To have the villain lose in a way that's actually realistic - slowly being whittled down to nothing - is ambitious. And it's led to a great deal of hate specifically because it's not the usual nonsensical encounter where the enemy has an overwhelming force and then just gives up and runs away when the load bearing boss loses.
The Archdemon is really bad example for this, as it doesn't really encounter setbacks that would sap it's strength. Loghain does and that is at least attempted to show weaken him. And yeah, Bioware did attempt not load bearing villains in, wait for it, DA2 and ME3. DA2 doesn't follow that story structure, and yet according to your arguments is not that ambitious, and in ME3 the central point of the game is the Reapers are so overbearing that no matter how many victories you get, it doesn't matter to the enemy.

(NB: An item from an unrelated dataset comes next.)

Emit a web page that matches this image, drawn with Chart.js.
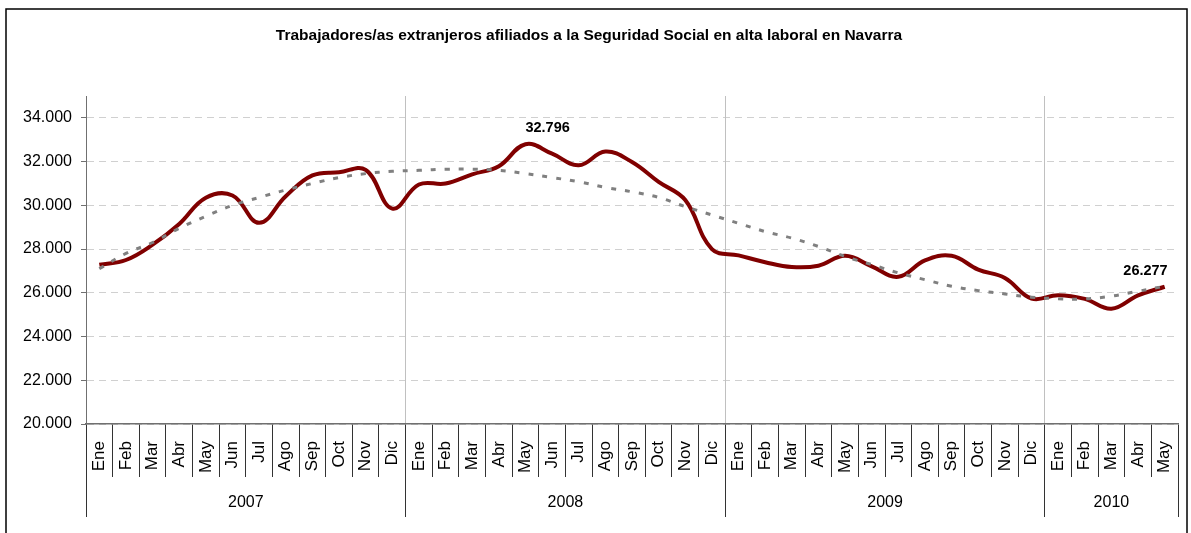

And again, how is it realistic or ambitious in DAI? We had a ridiculously ineffective villain that was supposed to be this great threat, yet its forces were just unable to do anything against the Inquisition after Haven and his lieutenants basically just talk about how hollowly evil they are. I don't think it has lead to overwhelming hate because of the loadbearing argument, but because the opponent really feels threatening to begin with and is just there to be walked over.
The reason the weak villain is mentioned in the ambition discussion is that Cory never poses any kind of ideological or actual threat, again contributing to the fact that there is basically nothing challenging the main character in DAI. And I cannot comprehend how that can be considered ambiitous in anyway.